Ces données sont ensuite intégrées dans des modèles géotechniques permettant de calculer les tassements potentiels des fondations, d’évaluer la stabilité des pentes et de déterminer la profondeur optimale d’ancrage.
Analyse des Risques et Recommandations Techniques
Une part essentielle de l’étude consiste à identifier les zones à risque géotechnique :
- Glissements de terrain : fréquents en terrain argileux ou sur versants pentus.
- Affouillements : particulièrement critiques en zone de cours d’eau ou soumise à des crues.
- Sols compressibles : comme les tourbes ou argiles molles, pouvant entraîner des tassements importants.
- Présence de nappe phréatique : influence la pression interstitielle, la stabilité des fouilles et la corrosion potentielle des armatures.
Pour chaque zone sensible, le laboratoire propose des mesures préventives ou correctives : drainage, blindage des fouilles, usage de pieux porteurs sur roche saine, ou renforcement du sol par injection ou pieux micropieux.
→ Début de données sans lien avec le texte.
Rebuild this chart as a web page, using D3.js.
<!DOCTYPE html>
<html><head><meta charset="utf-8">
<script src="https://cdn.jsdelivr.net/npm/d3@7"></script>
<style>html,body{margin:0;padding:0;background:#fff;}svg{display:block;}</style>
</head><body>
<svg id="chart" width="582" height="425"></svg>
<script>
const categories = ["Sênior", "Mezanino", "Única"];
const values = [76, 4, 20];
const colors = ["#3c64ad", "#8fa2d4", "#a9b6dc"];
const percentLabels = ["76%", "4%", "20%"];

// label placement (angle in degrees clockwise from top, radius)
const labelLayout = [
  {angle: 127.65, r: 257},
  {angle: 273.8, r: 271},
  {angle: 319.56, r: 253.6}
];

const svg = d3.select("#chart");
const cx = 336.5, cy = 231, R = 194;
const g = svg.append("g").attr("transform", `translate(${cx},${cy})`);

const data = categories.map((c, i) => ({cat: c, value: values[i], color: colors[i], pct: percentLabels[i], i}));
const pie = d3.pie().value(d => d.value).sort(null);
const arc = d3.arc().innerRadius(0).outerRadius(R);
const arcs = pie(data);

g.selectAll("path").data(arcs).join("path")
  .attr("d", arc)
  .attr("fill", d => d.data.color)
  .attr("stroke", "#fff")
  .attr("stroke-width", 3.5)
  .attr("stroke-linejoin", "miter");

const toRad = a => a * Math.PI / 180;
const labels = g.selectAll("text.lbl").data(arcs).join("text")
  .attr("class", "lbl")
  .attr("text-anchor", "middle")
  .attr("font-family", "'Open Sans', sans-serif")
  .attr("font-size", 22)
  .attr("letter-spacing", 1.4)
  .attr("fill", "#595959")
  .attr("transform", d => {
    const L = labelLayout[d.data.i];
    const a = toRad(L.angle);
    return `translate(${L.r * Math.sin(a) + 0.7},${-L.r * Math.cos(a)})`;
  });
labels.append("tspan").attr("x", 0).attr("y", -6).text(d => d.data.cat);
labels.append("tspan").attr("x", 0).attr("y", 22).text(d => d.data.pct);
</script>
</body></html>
Validation sur Site : Réception des Fouilles et Contrôle des Travaux
L’étude géotechnique ne se termine pas avec la remise du rapport. Elle s’étend jusqu’au chantier, où le laboratoire joue un rôle de contrôle et de validation :
- Réception du fond de fouille : après excavation, le laboratoire se rend sur site pour vérifier que la nature du sol rencontré correspond bien à celle prévue dans l’étude. En cas de divergence, des essais complémentaires sont réalisés (pénétration, prélèvement, etc.) et un nouvel état des sols réceptionnés est établi.
- Contrôle des dimensions des massifs : vérification que la largeur, la profondeur et la forme des fouilles respectent les plans d’exécution.
- Vérification de la semelle de propreté : une couche de béton maigre d’environ 10 cm d’épaisseur est requise avant le coulage du béton d’ouvrage, pour assurer un bon support et éviter la contamination par les terres meubles.
- Validation du procédé de coulage : le laboratoire s’assure que le béton utilisé respecte les spécifications (classe de résistance, dosage, mise en œuvre), notamment pour les fondations enterrées ou soumises à des contraintes chimiques.
Chaque réception est formalisée par un procès-verbal contradictoire, signé par le laboratoire, l’entreprise de génie civil et le représentant du maître d’ouvrage (par exemple, l’ONEE – Branche Électricité au Maroc). Un modèle de fiche de contrôle est établi en amont des travaux pour harmoniser les pratiques sur l’ensemble du projet.
Contenu du Rapport Géotechnique Final:étude géotechnique
Le rapport final constitue le document de référence pour toutes les phases ultérieures du projet. Il doit être exhaustif, clair et exploitable par les bureaux d’études et les entreprises. Il comprend notamment :
- Un descriptif détaillé des sites : identification des zones instables à court ou moyen terme, appuyé par des photos, des croquis ou des données GPS.
- Des recommandations techniques spécifiques : choix du type de fondation, profondeur d’ancrage, précautions à prendre en zone sensible.
- Des profils géotechniques : coupes schématiques des sols par puits de sondage, indiquant :
- La nature et l’épaisseur de chaque couche,
- Les paramètres géotechniques mesurés : cohésion (c), angle de frottement interne (φ), poids volumique (γ),
- Les niveaux de prélèvement et les types d’essais réalisés,
- Le niveau d’assise minimal recommandé.
- Un tableau récapitulatif par support : pour chaque pylône (ou groupe de pylônes), le rapport fournit :
- Nature du sol en fondation,
- Valeurs de c, φ, γ,
- Profondeur minimale d’ancrage,
- Portance admissible du sol,
- Recommandations spécifiques (type de fondation, précautions particulières).
- Les notes de calcul justificatives : démontrant la validité des choix proposés, notamment pour les fondations profondes.
- Les plans d’exécution des pieux : incluant les cotes, les ferraillages, les méthodes de mise en œuvre et les tolérances admissibles.
Conclusion : étude géotechnique
Dans le contexte actuel de renforcement des réseaux électriques pour répondre à la croissance de la demande et à l’intégration des énergies renouvelables, l’étude géotechnique n’est pas une simple formalité réglementaire, mais une composante stratégique de la réussite des projets THT. Elle permet d’anticiper les aléas du terrain, d’optimiser les coûts de construction, de réduire les risques d’indisponibilité du réseau et d’assurer une exploitation sûre et durable.
En intégrant dès les phases amont de conception les données géotechniques, les maîtres d’ouvrage peuvent concevoir des infrastructures plus résilientes, adaptées aux spécificités locales du sous-sol. Ainsi, chaque pylône d’un réseau 400 kV repose non seulement sur du béton et de l’acier, mais surtout sur une connaissance approfondie du sol – fondement invisible mais essentiel de la stabilité du réseau électrique.